Task description: Write out each line that follows exactly as it stands, without the pictures.
╭──
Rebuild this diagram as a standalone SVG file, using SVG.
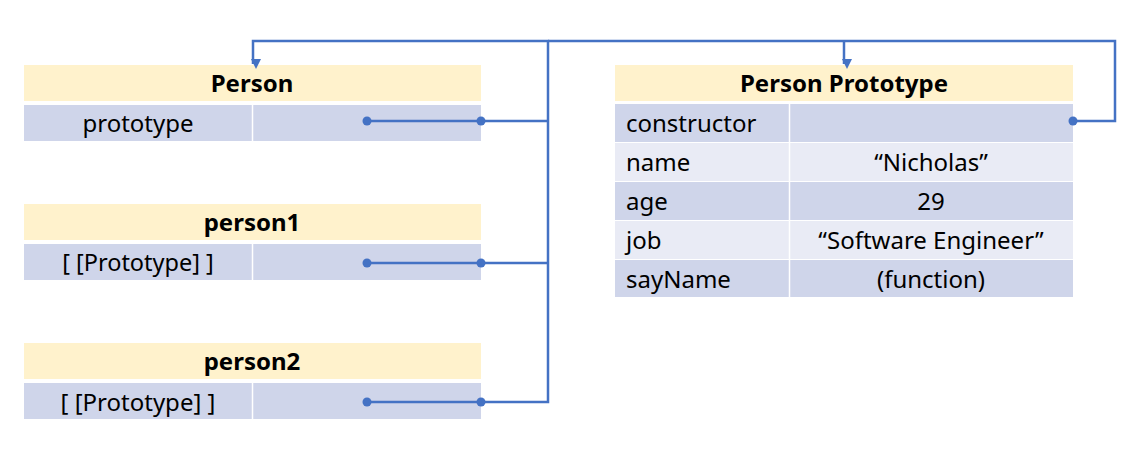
<svg xmlns="http://www.w3.org/2000/svg" width="1135" height="453" viewBox="0 0 1135 453">
<style>
.hd{fill:#FFF2CC}
.dk{fill:#CFD5EA}
.lt{fill:#E9EBF5}
.sep{stroke:#FFFFFF;stroke-width:1.5}
text{font-family:"Noto Sans","Open Sans","Liberation Sans",sans-serif;font-size:24px;fill:#000}
.b{font-weight:bold}
.c{text-anchor:middle}
.con{fill:none;stroke:#4472C4;stroke-width:2.5}
.dot{fill:#4472C4}
</style>
<defs>
<marker id="arr" markerWidth="10" markerHeight="10" refX="5" refY="8" orient="auto" markerUnits="userSpaceOnUse" viewBox="0 0 10 10">
<path d="M0,0 L10,0 L5,10 Z" fill="#4472C4" transform="rotate(-90 5 5)"/>
</marker>
</defs>
<rect width="1135" height="453" fill="#FFFFFF"/>
<g id="person">
<rect class="hd" x="24" y="65" width="457" height="36"/>
<rect class="dk" x="24" y="105" width="457" height="36"/>
<line class="sep" x1="252.5" y1="105" x2="252.5" y2="141"/>
<text class="b c" x="252" y="92">Person</text>
<text class="c" x="138" y="132">prototype</text>
</g>
<g id="person1">
<rect class="hd" x="24" y="204" width="457" height="36"/>
<rect class="dk" x="24" y="244" width="457" height="36"/>
<line class="sep" x1="252.5" y1="244" x2="252.5" y2="280"/>
<text class="b c" x="252" y="231">person1</text>
<text class="c" x="138" y="271" style="font-size:23.5px">[ [Prototype] ]</text>
</g>
<g id="person2">
<rect class="hd" x="24" y="343" width="457" height="36"/>
<rect class="dk" x="24" y="383" width="457" height="36"/>
<line class="sep" x1="252.5" y1="383" x2="252.5" y2="419"/>
<text class="b c" x="252" y="370">person2</text>
<text class="c" x="138" y="411">[ [Prototype] ]</text>
</g>
<g id="person-prototype">
<rect class="hd" x="615" y="65" width="458" height="36"/>
<rect class="dk" x="615" y="104" width="458" height="38"/>
<rect class="lt" x="615" y="143" width="458" height="38"/>
<rect class="dk" x="615" y="182" width="458" height="38"/>
<rect class="lt" x="615" y="221" width="458" height="38"/>
<rect class="dk" x="615" y="260" width="458" height="37"/>
<line class="sep" x1="789.5" y1="104" x2="789.5" y2="297"/>
<text class="b c" x="844" y="92">Person Prototype</text>
<text x="626" y="132">constructor</text>
<text x="626" y="171">name</text>
<text x="626" y="210">age</text>
<text x="626" y="249">job</text>
<text x="626" y="288">sayName</text>
<text class="c" x="931" y="171">“Nicholas”</text>
<text class="c" x="931" y="210">29</text>
<text class="c" x="931" y="249">“Software Engineer”</text>
<text class="c" x="931" y="288">(function)</text>
</g>
<g id="connectors">
<path class="con" d="M367,121 H548"/>
<path class="con" d="M367,263 H548"/>
<path class="con" d="M367,402 H548 V41 H253 V64" marker-end="url(#arr)"/>
<path class="con" d="M844,41 V64" marker-end="url(#arr)"/>
<path class="con" d="M548,41 H1115 V121 H1073"/>
<circle class="dot" cx="367" cy="121" r="4.5"/>
<circle class="dot" cx="481" cy="121" r="4.5"/>
<circle class="dot" cx="367" cy="263" r="4.5"/>
<circle class="dot" cx="481" cy="263" r="4.5"/>
<circle class="dot" cx="367" cy="402" r="4.5"/>
<circle class="dot" cx="481" cy="402" r="4.5"/>
<circle class="dot" cx="1073" cy="121" r="4.5"/>
</g>
</svg>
╰──
Exercise solution:
Rebuild this diagram as a standalone SVG file, using SVG.
<svg xmlns="http://www.w3.org/2000/svg" width="1135" height="453" viewBox="0 0 1135 453">
<style>
.hd{fill:#FFF2CC}
.dk{fill:#CFD5EA}
.lt{fill:#E9EBF5}
.sep{stroke:#FFFFFF;stroke-width:1.5}
text{font-family:"Noto Sans","Open Sans","Liberation Sans",sans-serif;font-size:24px;fill:#000}
.b{font-weight:bold}
.c{text-anchor:middle}
.con{fill:none;stroke:#4472C4;stroke-width:2.5}
.dot{fill:#4472C4}
</style>
<defs>
<marker id="arr" markerWidth="10" markerHeight="10" refX="5" refY="8" orient="auto" markerUnits="userSpaceOnUse" viewBox="0 0 10 10">
<path d="M0,0 L10,0 L5,10 Z" fill="#4472C4" transform="rotate(-90 5 5)"/>
</marker>
</defs>
<rect width="1135" height="453" fill="#FFFFFF"/>
<g id="person">
<rect class="hd" x="24" y="65" width="457" height="36"/>
<rect class="dk" x="24" y="105" width="457" height="36"/>
<line class="sep" x1="252.5" y1="105" x2="252.5" y2="141"/>
<text class="b c" x="252" y="92">Person</text>
<text class="c" x="138" y="132">prototype</text>
</g>
<g id="person1">
<rect class="hd" x="24" y="204" width="457" height="36"/>
<rect class="dk" x="24" y="244" width="457" height="36"/>
<line class="sep" x1="252.5" y1="244" x2="252.5" y2="280"/>
<text class="b c" x="252" y="231">person1</text>
<text class="c" x="138" y="271" style="font-size:23.5px">[ [Prototype] ]</text>
</g>
<g id="person2">
<rect class="hd" x="24" y="343" width="457" height="36"/>
<rect class="dk" x="24" y="383" width="457" height="36"/>
<line class="sep" x1="252.5" y1="383" x2="252.5" y2="419"/>
<text class="b c" x="252" y="370">person2</text>
<text class="c" x="138" y="411">[ [Prototype] ]</text>
</g>
<g id="person-prototype">
<rect class="hd" x="615" y="65" width="458" height="36"/>
<rect class="dk" x="615" y="104" width="458" height="38"/>
<rect class="lt" x="615" y="143" width="458" height="38"/>
<rect class="dk" x="615" y="182" width="458" height="38"/>
<rect class="lt" x="615" y="221" width="458" height="38"/>
<rect class="dk" x="615" y="260" width="458" height="37"/>
<line class="sep" x1="789.5" y1="104" x2="789.5" y2="297"/>
<text class="b c" x="844" y="92">Person Prototype</text>
<text x="626" y="132">constructor</text>
<text x="626" y="171">name</text>
<text x="626" y="210">age</text>
<text x="626" y="249">job</text>
<text x="626" y="288">sayName</text>
<text class="c" x="931" y="171">“Nicholas”</text>
<text class="c" x="931" y="210">29</text>
<text class="c" x="931" y="249">“Software Engineer”</text>
<text class="c" x="931" y="288">(function)</text>
</g>
<g id="connectors">
<path class="con" d="M367,121 H548"/>
<path class="con" d="M367,263 H548"/>
<path class="con" d="M367,402 H548 V41 H253 V64" marker-end="url(#arr)"/>
<path class="con" d="M844,41 V64" marker-end="url(#arr)"/>
<path class="con" d="M548,41 H1115 V121 H1073"/>
<circle class="dot" cx="367" cy="121" r="4.5"/>
<circle class="dot" cx="481" cy="121" r="4.5"/>
<circle class="dot" cx="367" cy="263" r="4.5"/>
<circle class="dot" cx="481" cy="263" r="4.5"/>
<circle class="dot" cx="367" cy="402" r="4.5"/>
<circle class="dot" cx="481" cy="402" r="4.5"/>
<circle class="dot" cx="1073" cy="121" r="4.5"/>
</g>
</svg>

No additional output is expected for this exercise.